Remember that the New York Bar Association once described how the Singapore government has “been willing to decimate the rule of law for the benefit of political interests”. This is the legal system that the Lees built, and it is the den into which one must step when challenged by the Lees to “prove” any suggestion of their wrong doing. The last (perhaps only) person to succeed was JBJ, and they did no less than re-write the constitution to prevent a repeat. Bear this in mind when Lee Hsien Loong threatens to sue Roy, or when the AGC threatens to sue Alex Au for that matter.
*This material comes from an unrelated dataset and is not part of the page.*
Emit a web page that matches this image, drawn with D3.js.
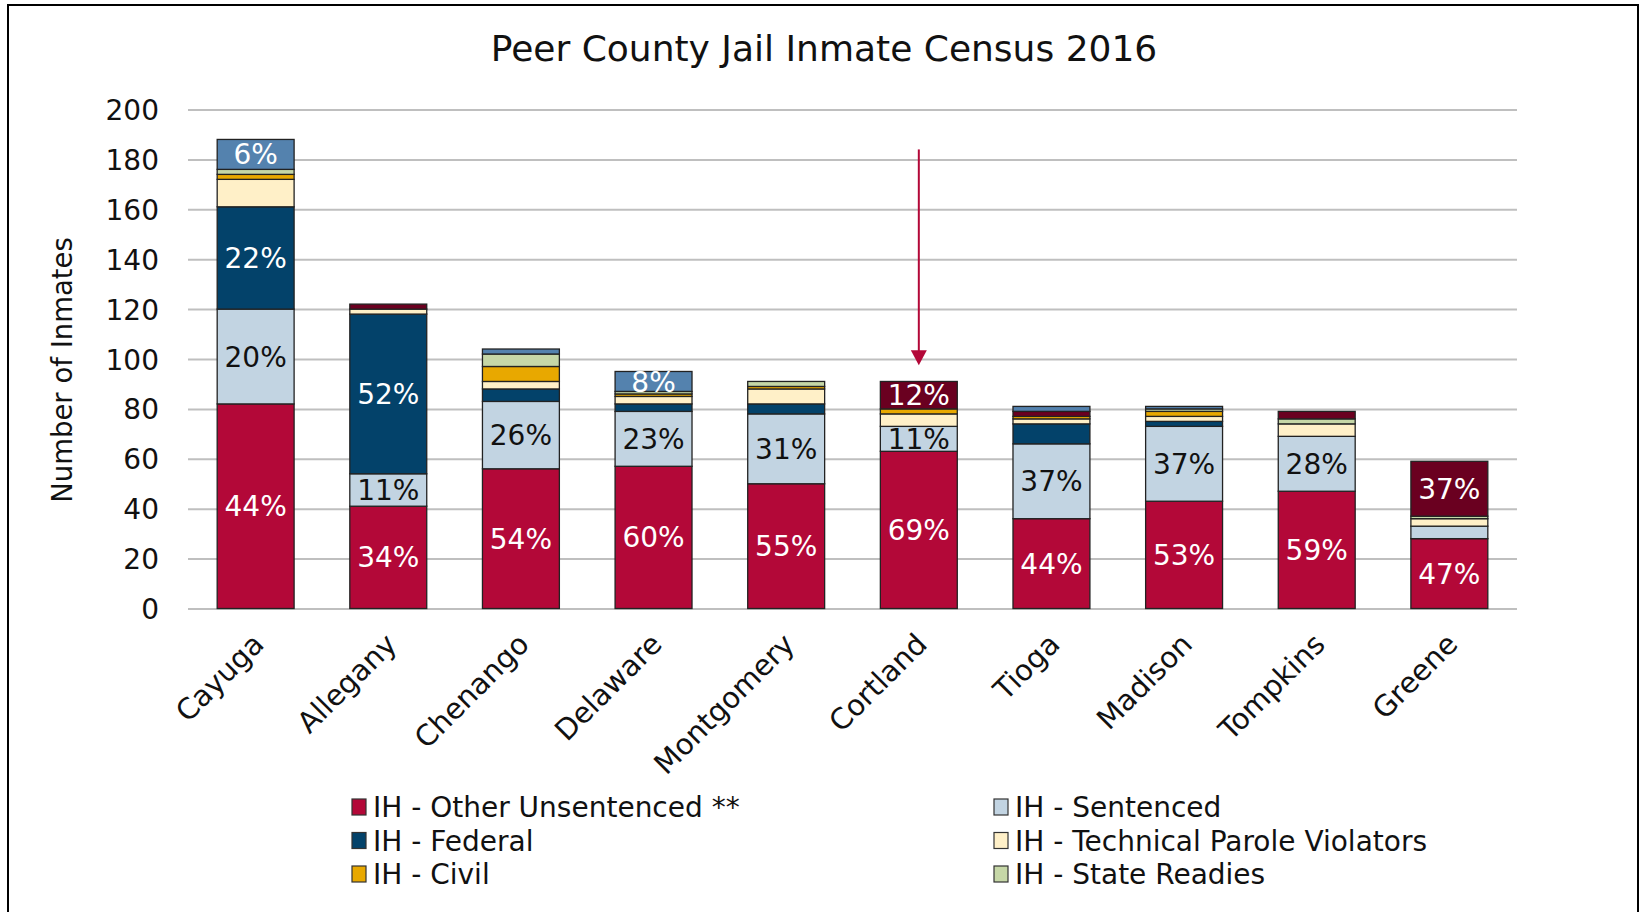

You see, Lee Hsien Loong’s political career is fundamentally built on a lie – that he has the merit to be in all the positions of power that he enjoys. And only by refusing to answer any questions, hiding behind his lawyers, hiding behind judges, hiding behind a legal system decimated by his father for political ends, can he maintain the charade. This is why any defamation case brought against Roy Ngerng is likely to be nothing more than a sham, and why Roy has nothing to gain and everything to lose if the matter goes to trail.
 

JohnTan

Alfrescian (InfP)
Generous Asset
Opposition IB enjoy spreading rumours that the Lee family and their close allies have been stealing our wealth. But the truth is that every month, tens of thousands of civil servants continue to receive their salaries. The military receives monies to continue their monthly expenditure. The stat board receives their monies to keep functioning. Our retirees receive their monthly payouts and bonuses as promised.

Have you ever seen or experienced governments that have gone bankrupt? Greece is a good example. When all the money is gone, civil servants get fired. Guaranteed pension payouts get slashed. All promises are based on the premise that there is money in the bank.

Ho Ching is a great financial wizard. She has managed Singapore's money very well and the money is constantly growing. If you think Malaysia's EPF is so fantastic, by all means migrate to Malaysia, earn your salary in ringgit, buy that cheap bungalow that you always thought was a great deal and put your savings in the 6% p.a. EPF fund.

Little wonder why majority of voters think opposition members and their supporters are of little substance.